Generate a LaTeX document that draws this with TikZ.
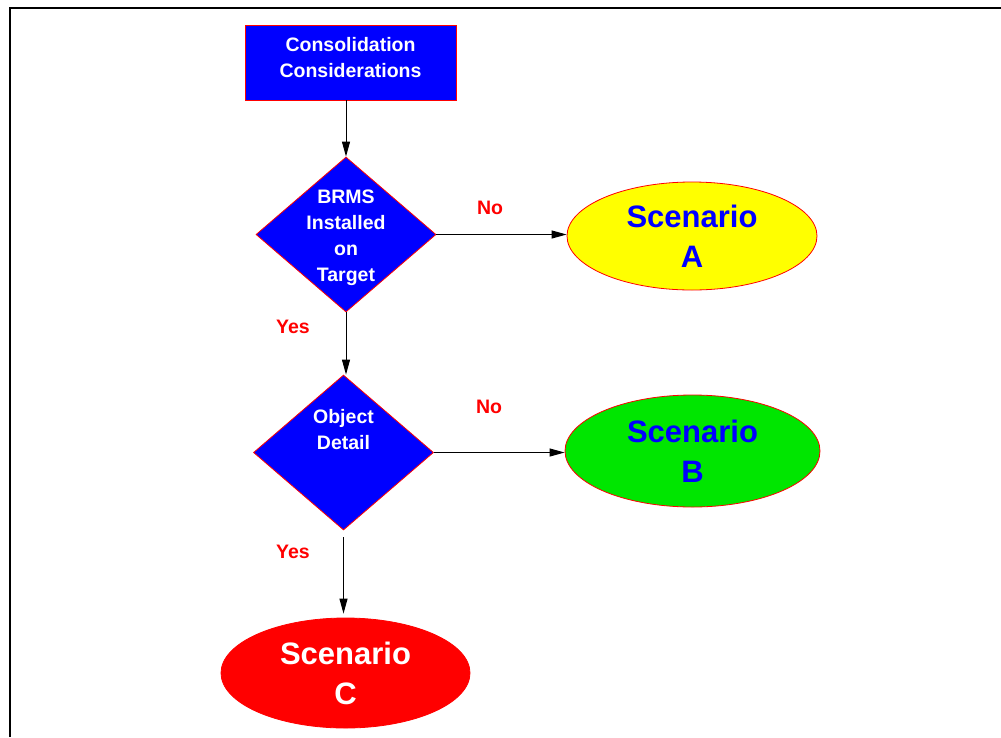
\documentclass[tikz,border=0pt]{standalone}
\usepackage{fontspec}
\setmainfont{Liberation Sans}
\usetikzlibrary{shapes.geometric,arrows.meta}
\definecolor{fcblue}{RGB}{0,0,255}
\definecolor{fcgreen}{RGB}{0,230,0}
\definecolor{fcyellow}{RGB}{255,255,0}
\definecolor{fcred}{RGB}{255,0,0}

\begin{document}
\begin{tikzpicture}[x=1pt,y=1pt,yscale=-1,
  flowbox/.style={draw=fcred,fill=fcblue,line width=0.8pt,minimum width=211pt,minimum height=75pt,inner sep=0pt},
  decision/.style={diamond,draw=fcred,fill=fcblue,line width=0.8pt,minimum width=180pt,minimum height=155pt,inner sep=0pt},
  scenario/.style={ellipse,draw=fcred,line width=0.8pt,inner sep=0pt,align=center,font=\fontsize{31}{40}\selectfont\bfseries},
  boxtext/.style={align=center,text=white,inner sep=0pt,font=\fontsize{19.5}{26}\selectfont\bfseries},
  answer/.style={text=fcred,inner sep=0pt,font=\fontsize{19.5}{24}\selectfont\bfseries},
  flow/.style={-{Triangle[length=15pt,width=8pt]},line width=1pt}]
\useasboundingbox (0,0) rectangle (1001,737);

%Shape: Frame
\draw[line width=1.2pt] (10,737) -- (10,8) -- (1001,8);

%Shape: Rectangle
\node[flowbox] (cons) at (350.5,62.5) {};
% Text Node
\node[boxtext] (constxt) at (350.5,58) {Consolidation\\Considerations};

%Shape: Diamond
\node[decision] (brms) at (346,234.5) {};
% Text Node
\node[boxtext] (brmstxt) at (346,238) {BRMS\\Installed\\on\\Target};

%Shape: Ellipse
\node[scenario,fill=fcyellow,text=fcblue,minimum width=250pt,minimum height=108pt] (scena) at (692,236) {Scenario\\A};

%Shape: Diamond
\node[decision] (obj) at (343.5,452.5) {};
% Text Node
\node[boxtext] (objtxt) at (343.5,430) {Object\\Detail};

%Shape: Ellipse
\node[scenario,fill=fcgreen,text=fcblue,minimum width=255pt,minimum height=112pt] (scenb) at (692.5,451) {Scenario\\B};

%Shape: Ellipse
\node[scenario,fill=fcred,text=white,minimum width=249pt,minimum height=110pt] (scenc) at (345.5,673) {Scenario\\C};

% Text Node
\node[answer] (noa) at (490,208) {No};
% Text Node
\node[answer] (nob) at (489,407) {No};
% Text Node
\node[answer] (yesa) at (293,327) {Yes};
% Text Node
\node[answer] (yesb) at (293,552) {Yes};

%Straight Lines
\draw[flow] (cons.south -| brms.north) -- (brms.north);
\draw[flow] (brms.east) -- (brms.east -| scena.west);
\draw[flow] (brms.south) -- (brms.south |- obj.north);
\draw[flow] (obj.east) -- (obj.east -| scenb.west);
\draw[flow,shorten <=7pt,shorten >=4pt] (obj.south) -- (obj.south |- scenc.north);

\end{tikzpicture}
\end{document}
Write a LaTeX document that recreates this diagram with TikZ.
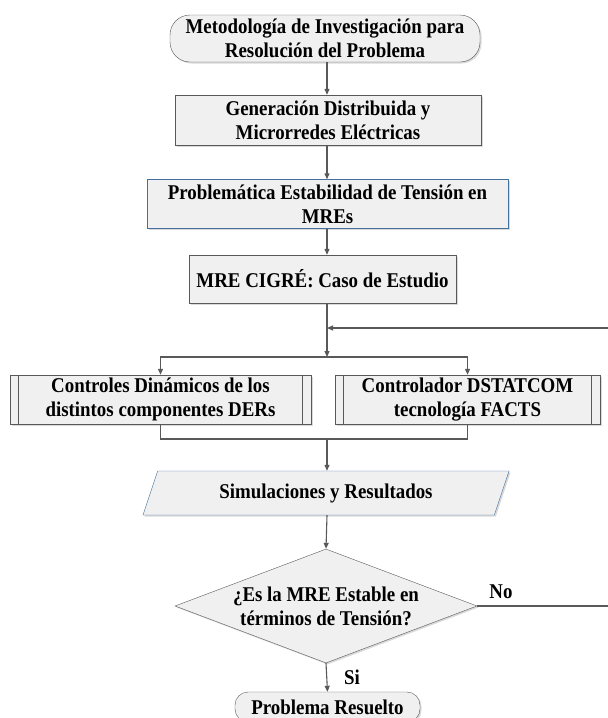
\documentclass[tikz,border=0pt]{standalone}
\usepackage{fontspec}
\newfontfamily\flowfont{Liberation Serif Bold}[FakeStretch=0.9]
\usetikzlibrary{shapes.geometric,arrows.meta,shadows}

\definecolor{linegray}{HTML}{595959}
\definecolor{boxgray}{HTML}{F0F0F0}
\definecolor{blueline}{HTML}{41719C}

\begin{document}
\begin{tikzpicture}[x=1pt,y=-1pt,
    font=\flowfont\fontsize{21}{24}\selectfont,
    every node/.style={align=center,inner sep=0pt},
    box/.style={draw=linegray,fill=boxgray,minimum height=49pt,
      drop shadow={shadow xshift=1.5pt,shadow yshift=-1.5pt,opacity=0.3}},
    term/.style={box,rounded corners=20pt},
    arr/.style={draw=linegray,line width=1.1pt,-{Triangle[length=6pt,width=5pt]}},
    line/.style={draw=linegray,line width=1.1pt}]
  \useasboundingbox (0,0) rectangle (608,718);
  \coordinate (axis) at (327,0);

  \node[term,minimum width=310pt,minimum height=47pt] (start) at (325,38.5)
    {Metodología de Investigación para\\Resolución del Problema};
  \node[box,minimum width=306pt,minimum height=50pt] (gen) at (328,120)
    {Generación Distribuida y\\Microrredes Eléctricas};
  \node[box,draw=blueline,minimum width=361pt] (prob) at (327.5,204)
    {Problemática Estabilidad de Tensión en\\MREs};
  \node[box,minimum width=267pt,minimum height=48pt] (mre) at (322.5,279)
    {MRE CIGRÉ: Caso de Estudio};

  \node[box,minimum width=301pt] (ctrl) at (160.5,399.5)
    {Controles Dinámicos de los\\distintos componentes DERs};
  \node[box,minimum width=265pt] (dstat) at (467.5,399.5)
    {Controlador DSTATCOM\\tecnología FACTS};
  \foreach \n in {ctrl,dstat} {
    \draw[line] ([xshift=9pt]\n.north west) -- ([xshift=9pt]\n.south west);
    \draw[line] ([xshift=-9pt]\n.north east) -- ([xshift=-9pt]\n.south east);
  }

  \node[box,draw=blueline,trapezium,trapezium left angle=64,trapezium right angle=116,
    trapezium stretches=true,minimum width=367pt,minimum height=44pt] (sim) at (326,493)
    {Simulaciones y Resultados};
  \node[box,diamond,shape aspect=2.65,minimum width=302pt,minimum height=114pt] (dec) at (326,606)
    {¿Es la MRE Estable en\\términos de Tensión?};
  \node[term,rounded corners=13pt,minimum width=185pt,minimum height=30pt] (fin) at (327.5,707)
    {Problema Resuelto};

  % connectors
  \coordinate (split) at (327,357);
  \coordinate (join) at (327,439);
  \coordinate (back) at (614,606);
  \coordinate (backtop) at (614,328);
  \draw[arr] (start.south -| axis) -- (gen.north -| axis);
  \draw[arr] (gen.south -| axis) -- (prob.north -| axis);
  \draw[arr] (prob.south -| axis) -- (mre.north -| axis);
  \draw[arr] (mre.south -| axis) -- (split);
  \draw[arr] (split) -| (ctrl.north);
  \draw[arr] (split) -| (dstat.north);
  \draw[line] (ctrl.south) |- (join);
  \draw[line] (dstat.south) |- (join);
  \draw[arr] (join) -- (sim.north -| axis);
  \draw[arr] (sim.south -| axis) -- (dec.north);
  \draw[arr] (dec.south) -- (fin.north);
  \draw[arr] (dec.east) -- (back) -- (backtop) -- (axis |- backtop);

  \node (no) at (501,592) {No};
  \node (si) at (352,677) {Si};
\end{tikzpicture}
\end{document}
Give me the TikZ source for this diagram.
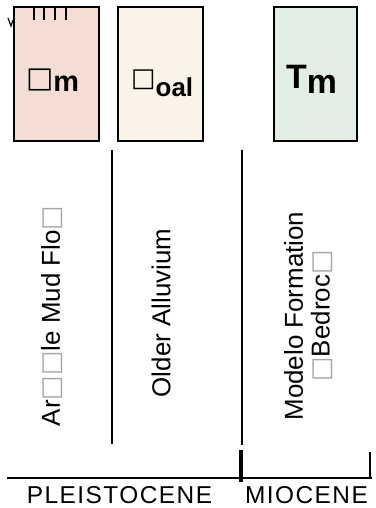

◇ ◇ ◇ ◇ ◇

> **Exercise**: Only the lines from the start of the records to the one containing "(brmstxt) at (346,238)" should be repeated, exactly and with both ends kept; drop any pictures.

> **Response below**:
Generate a LaTeX document that draws this with TikZ.
\documentclass[tikz,border=0pt]{standalone}
\usepackage{fontspec}
\setmainfont{Liberation Sans}
\usetikzlibrary{shapes.geometric,arrows.meta}
\definecolor{fcblue}{RGB}{0,0,255}
\definecolor{fcgreen}{RGB}{0,230,0}
\definecolor{fcyellow}{RGB}{255,255,0}
\definecolor{fcred}{RGB}{255,0,0}

\begin{document}
\begin{tikzpicture}[x=1pt,y=1pt,yscale=-1,
  flowbox/.style={draw=fcred,fill=fcblue,line width=0.8pt,minimum width=211pt,minimum height=75pt,inner sep=0pt},
  decision/.style={diamond,draw=fcred,fill=fcblue,line width=0.8pt,minimum width=180pt,minimum height=155pt,inner sep=0pt},
  scenario/.style={ellipse,draw=fcred,line width=0.8pt,inner sep=0pt,align=center,font=\fontsize{31}{40}\selectfont\bfseries},
  boxtext/.style={align=center,text=white,inner sep=0pt,font=\fontsize{19.5}{26}\selectfont\bfseries},
  answer/.style={text=fcred,inner sep=0pt,font=\fontsize{19.5}{24}\selectfont\bfseries},
  flow/.style={-{Triangle[length=15pt,width=8pt]},line width=1pt}]
\useasboundingbox (0,0) rectangle (1001,737);

%Shape: Frame
\draw[line width=1.2pt] (10,737) -- (10,8) -- (1001,8);

%Shape: Rectangle
\node[flowbox] (cons) at (350.5,62.5) {};
% Text Node
\node[boxtext] (constxt) at (350.5,58) {Consolidation\\Considerations};

%Shape: Diamond
\node[decision] (brms) at (346,234.5) {};
% Text Node
\node[boxtext] (brmstxt) at (346,238) {BRMS\\Installed\\on\\Target};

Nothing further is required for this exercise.